OBJECTIVE: Give back an exact copy of the lines from the start of the material through the line bearing "const plotTop = 7, plotRight = 665;". Include both ends and nothing else.

DATASET CONTENT:

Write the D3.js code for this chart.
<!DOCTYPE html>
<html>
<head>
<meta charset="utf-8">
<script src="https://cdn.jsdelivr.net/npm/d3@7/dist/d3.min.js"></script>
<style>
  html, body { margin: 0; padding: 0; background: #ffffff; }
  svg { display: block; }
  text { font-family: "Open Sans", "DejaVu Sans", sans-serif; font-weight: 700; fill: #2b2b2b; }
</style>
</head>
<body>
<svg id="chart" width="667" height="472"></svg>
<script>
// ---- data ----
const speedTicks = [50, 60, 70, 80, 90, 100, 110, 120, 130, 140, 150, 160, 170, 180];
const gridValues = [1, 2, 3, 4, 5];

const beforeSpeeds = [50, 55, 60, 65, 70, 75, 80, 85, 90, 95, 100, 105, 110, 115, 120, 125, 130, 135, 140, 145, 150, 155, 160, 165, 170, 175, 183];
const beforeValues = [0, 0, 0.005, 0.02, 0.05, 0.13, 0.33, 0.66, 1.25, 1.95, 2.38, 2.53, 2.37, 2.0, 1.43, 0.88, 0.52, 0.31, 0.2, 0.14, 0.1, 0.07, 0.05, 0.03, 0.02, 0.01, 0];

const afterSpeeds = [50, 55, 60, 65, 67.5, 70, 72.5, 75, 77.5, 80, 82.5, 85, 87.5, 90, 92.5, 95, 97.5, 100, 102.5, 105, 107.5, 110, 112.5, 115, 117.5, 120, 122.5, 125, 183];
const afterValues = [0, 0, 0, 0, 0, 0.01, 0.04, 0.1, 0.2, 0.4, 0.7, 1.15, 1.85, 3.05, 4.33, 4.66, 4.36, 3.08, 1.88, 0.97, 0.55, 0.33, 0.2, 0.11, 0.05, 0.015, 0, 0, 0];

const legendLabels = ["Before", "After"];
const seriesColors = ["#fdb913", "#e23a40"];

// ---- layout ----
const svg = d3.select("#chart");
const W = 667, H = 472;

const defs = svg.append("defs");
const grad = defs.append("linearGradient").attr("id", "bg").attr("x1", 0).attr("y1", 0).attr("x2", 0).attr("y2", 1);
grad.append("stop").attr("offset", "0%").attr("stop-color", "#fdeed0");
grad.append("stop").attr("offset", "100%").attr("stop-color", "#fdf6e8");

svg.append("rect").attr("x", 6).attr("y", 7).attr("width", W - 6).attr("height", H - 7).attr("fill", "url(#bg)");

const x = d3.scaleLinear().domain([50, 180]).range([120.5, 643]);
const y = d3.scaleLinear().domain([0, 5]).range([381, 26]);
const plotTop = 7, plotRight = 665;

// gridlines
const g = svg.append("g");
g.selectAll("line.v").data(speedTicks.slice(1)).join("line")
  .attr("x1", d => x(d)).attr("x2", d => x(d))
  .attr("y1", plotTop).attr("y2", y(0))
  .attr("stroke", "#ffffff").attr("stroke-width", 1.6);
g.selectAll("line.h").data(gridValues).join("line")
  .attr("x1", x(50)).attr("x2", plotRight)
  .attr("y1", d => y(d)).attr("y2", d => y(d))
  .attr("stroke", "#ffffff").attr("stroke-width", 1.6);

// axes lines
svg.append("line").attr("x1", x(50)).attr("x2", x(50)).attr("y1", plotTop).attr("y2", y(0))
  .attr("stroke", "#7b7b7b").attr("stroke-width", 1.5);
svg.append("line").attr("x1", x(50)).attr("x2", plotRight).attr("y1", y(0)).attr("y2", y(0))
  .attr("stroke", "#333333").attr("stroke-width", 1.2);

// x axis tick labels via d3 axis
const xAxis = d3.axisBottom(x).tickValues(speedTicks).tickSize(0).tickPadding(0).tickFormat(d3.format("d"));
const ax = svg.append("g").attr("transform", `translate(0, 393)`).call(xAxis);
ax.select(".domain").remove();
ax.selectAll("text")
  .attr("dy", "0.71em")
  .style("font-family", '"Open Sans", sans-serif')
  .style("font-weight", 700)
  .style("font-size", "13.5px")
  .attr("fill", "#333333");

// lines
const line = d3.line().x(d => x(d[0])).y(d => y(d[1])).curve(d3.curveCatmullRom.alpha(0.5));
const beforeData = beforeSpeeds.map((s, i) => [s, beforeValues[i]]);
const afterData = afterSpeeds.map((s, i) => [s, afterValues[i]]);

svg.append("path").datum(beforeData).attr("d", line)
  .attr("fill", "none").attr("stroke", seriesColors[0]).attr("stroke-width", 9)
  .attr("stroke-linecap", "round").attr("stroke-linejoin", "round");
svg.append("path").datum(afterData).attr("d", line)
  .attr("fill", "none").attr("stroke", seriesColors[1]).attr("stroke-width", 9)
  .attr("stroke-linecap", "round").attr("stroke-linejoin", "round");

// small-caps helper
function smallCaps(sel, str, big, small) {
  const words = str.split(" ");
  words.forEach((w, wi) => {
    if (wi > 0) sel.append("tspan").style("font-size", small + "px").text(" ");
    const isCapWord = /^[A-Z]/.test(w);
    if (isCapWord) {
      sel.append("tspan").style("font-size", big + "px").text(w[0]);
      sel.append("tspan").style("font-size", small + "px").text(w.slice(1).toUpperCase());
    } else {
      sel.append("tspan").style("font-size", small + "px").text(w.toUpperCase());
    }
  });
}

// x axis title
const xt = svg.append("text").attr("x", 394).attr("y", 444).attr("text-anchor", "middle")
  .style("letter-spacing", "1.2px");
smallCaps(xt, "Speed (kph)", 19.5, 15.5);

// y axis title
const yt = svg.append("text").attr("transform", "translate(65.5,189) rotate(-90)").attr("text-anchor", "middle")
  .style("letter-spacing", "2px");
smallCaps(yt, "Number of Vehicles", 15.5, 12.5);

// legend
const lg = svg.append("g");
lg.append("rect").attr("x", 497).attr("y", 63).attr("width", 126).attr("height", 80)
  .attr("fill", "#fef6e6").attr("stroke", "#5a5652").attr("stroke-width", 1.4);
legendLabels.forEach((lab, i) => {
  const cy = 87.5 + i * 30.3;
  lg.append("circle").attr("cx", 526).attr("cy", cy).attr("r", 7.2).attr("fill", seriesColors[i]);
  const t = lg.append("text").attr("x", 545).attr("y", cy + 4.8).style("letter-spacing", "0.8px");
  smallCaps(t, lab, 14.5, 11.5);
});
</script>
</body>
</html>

EXPECTED ANSWER:
Write the D3.js code for this chart.
<!DOCTYPE html>
<html>
<head>
<meta charset="utf-8">
<script src="https://cdn.jsdelivr.net/npm/d3@7/dist/d3.min.js"></script>
<style>
  html, body { margin: 0; padding: 0; background: #ffffff; }
  svg { display: block; }
  text { font-family: "Open Sans", "DejaVu Sans", sans-serif; font-weight: 700; fill: #2b2b2b; }
</style>
</head>
<body>
<svg id="chart" width="667" height="472"></svg>
<script>
// ---- data ----
const speedTicks = [50, 60, 70, 80, 90, 100, 110, 120, 130, 140, 150, 160, 170, 180];
const gridValues = [1, 2, 3, 4, 5];

const beforeSpeeds = [50, 55, 60, 65, 70, 75, 80, 85, 90, 95, 100, 105, 110, 115, 120, 125, 130, 135, 140, 145, 150, 155, 160, 165, 170, 175, 183];
const beforeValues = [0, 0, 0.005, 0.02, 0.05, 0.13, 0.33, 0.66, 1.25, 1.95, 2.38, 2.53, 2.37, 2.0, 1.43, 0.88, 0.52, 0.31, 0.2, 0.14, 0.1, 0.07, 0.05, 0.03, 0.02, 0.01, 0];

const afterSpeeds = [50, 55, 60, 65, 67.5, 70, 72.5, 75, 77.5, 80, 82.5, 85, 87.5, 90, 92.5, 95, 97.5, 100, 102.5, 105, 107.5, 110, 112.5, 115, 117.5, 120, 122.5, 125, 183];
const afterValues = [0, 0, 0, 0, 0, 0.01, 0.04, 0.1, 0.2, 0.4, 0.7, 1.15, 1.85, 3.05, 4.33, 4.66, 4.36, 3.08, 1.88, 0.97, 0.55, 0.33, 0.2, 0.11, 0.05, 0.015, 0, 0, 0];

const legendLabels = ["Before", "After"];
const seriesColors = ["#fdb913", "#e23a40"];

// ---- layout ----
const svg = d3.select("#chart");
const W = 667, H = 472;

const defs = svg.append("defs");
const grad = defs.append("linearGradient").attr("id", "bg").attr("x1", 0).attr("y1", 0).attr("x2", 0).attr("y2", 1);
grad.append("stop").attr("offset", "0%").attr("stop-color", "#fdeed0");
grad.append("stop").attr("offset", "100%").attr("stop-color", "#fdf6e8");

svg.append("rect").attr("x", 6).attr("y", 7).attr("width", W - 6).attr("height", H - 7).attr("fill", "url(#bg)");

const x = d3.scaleLinear().domain([50, 180]).range([120.5, 643]);
const y = d3.scaleLinear().domain([0, 5]).range([381, 26]);
const plotTop = 7, plotRight = 665;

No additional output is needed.